Recorded information:

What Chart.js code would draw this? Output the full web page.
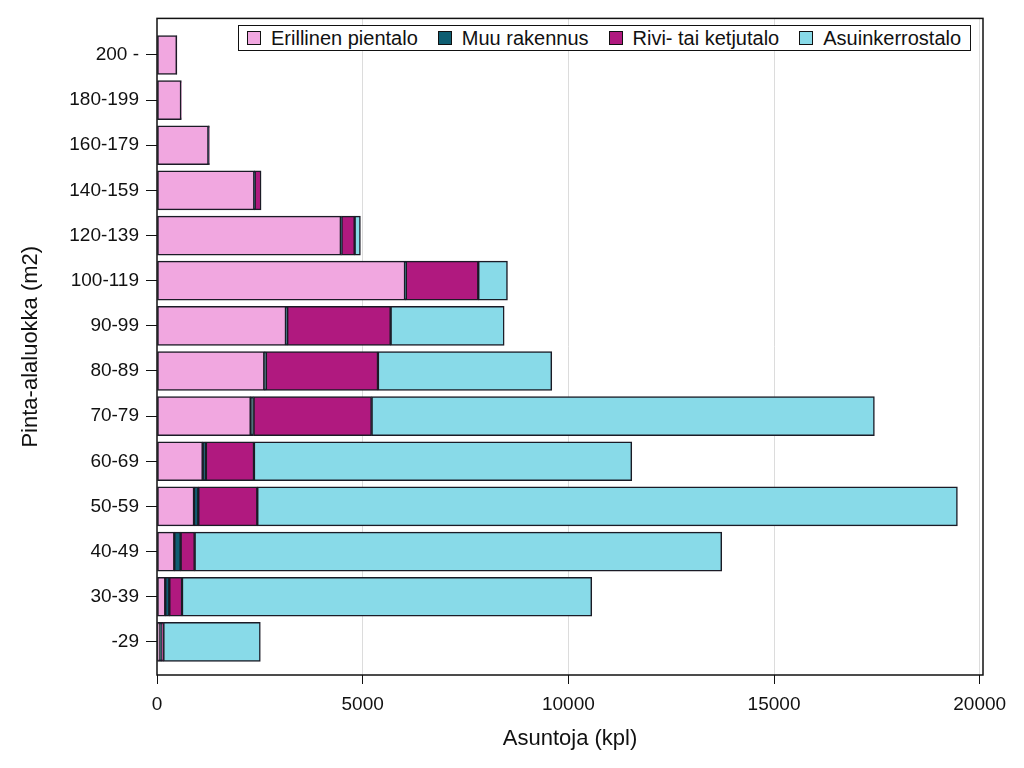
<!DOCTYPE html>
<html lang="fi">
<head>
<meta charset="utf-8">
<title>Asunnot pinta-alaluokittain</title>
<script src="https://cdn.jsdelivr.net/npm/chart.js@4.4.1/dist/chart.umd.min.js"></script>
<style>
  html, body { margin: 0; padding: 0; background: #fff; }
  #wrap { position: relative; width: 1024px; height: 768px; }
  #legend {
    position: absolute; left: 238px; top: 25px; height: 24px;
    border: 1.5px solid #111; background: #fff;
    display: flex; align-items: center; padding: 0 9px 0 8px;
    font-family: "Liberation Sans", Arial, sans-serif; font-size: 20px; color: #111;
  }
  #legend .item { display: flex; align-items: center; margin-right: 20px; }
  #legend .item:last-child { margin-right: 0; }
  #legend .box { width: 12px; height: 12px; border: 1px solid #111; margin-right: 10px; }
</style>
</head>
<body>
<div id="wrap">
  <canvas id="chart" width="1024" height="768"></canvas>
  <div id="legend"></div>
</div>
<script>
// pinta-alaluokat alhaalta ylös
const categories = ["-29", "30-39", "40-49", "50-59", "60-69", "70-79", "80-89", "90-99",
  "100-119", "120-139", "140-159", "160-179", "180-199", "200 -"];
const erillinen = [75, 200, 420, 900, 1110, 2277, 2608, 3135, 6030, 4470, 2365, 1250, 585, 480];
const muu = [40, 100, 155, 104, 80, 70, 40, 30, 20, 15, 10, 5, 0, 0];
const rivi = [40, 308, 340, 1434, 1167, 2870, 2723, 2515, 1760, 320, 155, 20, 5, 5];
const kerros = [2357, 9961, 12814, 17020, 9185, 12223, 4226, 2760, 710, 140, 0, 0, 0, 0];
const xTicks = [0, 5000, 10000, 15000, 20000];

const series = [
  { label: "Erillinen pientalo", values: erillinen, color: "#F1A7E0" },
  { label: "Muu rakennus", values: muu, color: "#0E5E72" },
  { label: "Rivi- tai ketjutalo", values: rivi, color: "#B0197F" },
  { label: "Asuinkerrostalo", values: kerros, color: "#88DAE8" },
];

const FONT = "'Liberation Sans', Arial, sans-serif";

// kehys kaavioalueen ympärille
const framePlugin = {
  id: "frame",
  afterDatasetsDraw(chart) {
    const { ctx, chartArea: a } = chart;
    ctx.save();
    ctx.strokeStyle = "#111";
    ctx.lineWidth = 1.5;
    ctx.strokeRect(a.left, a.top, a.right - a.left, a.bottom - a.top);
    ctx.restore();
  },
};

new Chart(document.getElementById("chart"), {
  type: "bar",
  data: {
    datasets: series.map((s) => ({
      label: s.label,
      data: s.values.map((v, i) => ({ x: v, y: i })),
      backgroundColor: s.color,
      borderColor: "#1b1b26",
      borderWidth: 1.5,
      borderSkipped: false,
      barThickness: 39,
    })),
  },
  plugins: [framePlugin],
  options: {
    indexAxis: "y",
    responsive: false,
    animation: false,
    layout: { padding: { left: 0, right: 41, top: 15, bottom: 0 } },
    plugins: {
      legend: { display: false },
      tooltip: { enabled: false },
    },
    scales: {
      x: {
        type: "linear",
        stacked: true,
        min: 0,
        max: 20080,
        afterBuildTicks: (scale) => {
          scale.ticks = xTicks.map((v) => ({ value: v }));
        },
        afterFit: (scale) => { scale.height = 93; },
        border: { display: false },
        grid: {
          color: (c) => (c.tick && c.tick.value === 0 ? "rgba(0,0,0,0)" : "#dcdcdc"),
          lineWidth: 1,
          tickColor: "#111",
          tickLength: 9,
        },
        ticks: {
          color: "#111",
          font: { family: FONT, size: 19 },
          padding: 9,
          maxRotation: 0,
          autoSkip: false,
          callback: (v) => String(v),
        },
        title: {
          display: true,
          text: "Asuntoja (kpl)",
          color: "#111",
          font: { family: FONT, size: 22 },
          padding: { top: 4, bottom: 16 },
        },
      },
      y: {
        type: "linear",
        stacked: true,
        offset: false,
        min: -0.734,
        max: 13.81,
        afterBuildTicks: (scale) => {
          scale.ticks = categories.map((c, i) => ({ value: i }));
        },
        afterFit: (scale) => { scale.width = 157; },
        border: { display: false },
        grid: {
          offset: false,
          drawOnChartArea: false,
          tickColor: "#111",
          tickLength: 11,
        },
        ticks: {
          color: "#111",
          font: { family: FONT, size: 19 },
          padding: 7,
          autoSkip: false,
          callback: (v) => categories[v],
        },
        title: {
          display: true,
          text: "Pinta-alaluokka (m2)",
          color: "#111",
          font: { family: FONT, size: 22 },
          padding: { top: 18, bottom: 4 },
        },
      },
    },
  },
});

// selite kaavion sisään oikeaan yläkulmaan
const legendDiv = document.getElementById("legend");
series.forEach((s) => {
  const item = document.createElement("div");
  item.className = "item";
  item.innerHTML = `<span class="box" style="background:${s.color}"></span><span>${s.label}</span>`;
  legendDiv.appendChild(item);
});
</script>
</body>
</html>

What you need to do:
Print the whole listing above once more, word for word, without its pictures.

Solved exercise:
What Chart.js code would draw this? Output the full web page.
<!DOCTYPE html>
<html lang="fi">
<head>
<meta charset="utf-8">
<title>Asunnot pinta-alaluokittain</title>
<script src="https://cdn.jsdelivr.net/npm/chart.js@4.4.1/dist/chart.umd.min.js"></script>
<style>
  html, body { margin: 0; padding: 0; background: #fff; }
  #wrap { position: relative; width: 1024px; height: 768px; }
  #legend {
    position: absolute; left: 238px; top: 25px; height: 24px;
    border: 1.5px solid #111; background: #fff;
    display: flex; align-items: center; padding: 0 9px 0 8px;
    font-family: "Liberation Sans", Arial, sans-serif; font-size: 20px; color: #111;
  }
  #legend .item { display: flex; align-items: center; margin-right: 20px; }
  #legend .item:last-child { margin-right: 0; }
  #legend .box { width: 12px; height: 12px; border: 1px solid #111; margin-right: 10px; }
</style>
</head>
<body>
<div id="wrap">
  <canvas id="chart" width="1024" height="768"></canvas>
  <div id="legend"></div>
</div>
<script>
// pinta-alaluokat alhaalta ylös
const categories = ["-29", "30-39", "40-49", "50-59", "60-69", "70-79", "80-89", "90-99",
  "100-119", "120-139", "140-159", "160-179", "180-199", "200 -"];
const erillinen = [75, 200, 420, 900, 1110, 2277, 2608, 3135, 6030, 4470, 2365, 1250, 585, 480];
const muu = [40, 100, 155, 104, 80, 70, 40, 30, 20, 15, 10, 5, 0, 0];
const rivi = [40, 308, 340, 1434, 1167, 2870, 2723, 2515, 1760, 320, 155, 20, 5, 5];
const kerros = [2357, 9961, 12814, 17020, 9185, 12223, 4226, 2760, 710, 140, 0, 0, 0, 0];
const xTicks = [0, 5000, 10000, 15000, 20000];

const series = [
  { label: "Erillinen pientalo", values: erillinen, color: "#F1A7E0" },
  { label: "Muu rakennus", values: muu, color: "#0E5E72" },
  { label: "Rivi- tai ketjutalo", values: rivi, color: "#B0197F" },
  { label: "Asuinkerrostalo", values: kerros, color: "#88DAE8" },
];

const FONT = "'Liberation Sans', Arial, sans-serif";

// kehys kaavioalueen ympärille
const framePlugin = {
  id: "frame",
  afterDatasetsDraw(chart) {
    const { ctx, chartArea: a } = chart;
    ctx.save();
    ctx.strokeStyle = "#111";
    ctx.lineWidth = 1.5;
    ctx.strokeRect(a.left, a.top, a.right - a.left, a.bottom - a.top);
    ctx.restore();
  },
};

new Chart(document.getElementById("chart"), {
  type: "bar",
  data: {
    datasets: series.map((s) => ({
      label: s.label,
      data: s.values.map((v, i) => ({ x: v, y: i })),
      backgroundColor: s.color,
      borderColor: "#1b1b26",
      borderWidth: 1.5,
      borderSkipped: false,
      barThickness: 39,
    })),
  },
  plugins: [framePlugin],
  options: {
    indexAxis: "y",
    responsive: false,
    animation: false,
    layout: { padding: { left: 0, right: 41, top: 15, bottom: 0 } },
    plugins: {
      legend: { display: false },
      tooltip: { enabled: false },
    },
    scales: {
      x: {
        type: "linear",
        stacked: true,
        min: 0,
        max: 20080,
        afterBuildTicks: (scale) => {
          scale.ticks = xTicks.map((v) => ({ value: v }));
        },
        afterFit: (scale) => { scale.height = 93; },
        border: { display: false },
        grid: {
          color: (c) => (c.tick && c.tick.value === 0 ? "rgba(0,0,0,0)" : "#dcdcdc"),
          lineWidth: 1,
          tickColor: "#111",
          tickLength: 9,
        },
        ticks: {
          color: "#111",
          font: { family: FONT, size: 19 },
          padding: 9,
          maxRotation: 0,
          autoSkip: false,
          callback: (v) => String(v),
        },
        title: {
          display: true,
          text: "Asuntoja (kpl)",
          color: "#111",
          font: { family: FONT, size: 22 },
          padding: { top: 4, bottom: 16 },
        },
      },
      y: {
        type: "linear",
        stacked: true,
        offset: false,
        min: -0.734,
        max: 13.81,
        afterBuildTicks: (scale) => {
          scale.ticks = categories.map((c, i) => ({ value: i }));
        },
        afterFit: (scale) => { scale.width = 157; },
        border: { display: false },
        grid: {
          offset: false,
          drawOnChartArea: false,
          tickColor: "#111",
          tickLength: 11,
        },
        ticks: {
          color: "#111",
          font: { family: FONT, size: 19 },
          padding: 7,
          autoSkip: false,
          callback: (v) => categories[v],
        },
        title: {
          display: true,
          text: "Pinta-alaluokka (m2)",
          color: "#111",
          font: { family: FONT, size: 22 },
          padding: { top: 18, bottom: 4 },
        },
      },
    },
  },
});

// selite kaavion sisään oikeaan yläkulmaan
const legendDiv = document.getElementById("legend");
series.forEach((s) => {
  const item = document.createElement("div");
  item.className = "item";
  item.innerHTML = `<span class="box" style="background:${s.color}"></span><span>${s.label}</span>`;
  legendDiv.appendChild(item);
});
</script>
</body>
</html>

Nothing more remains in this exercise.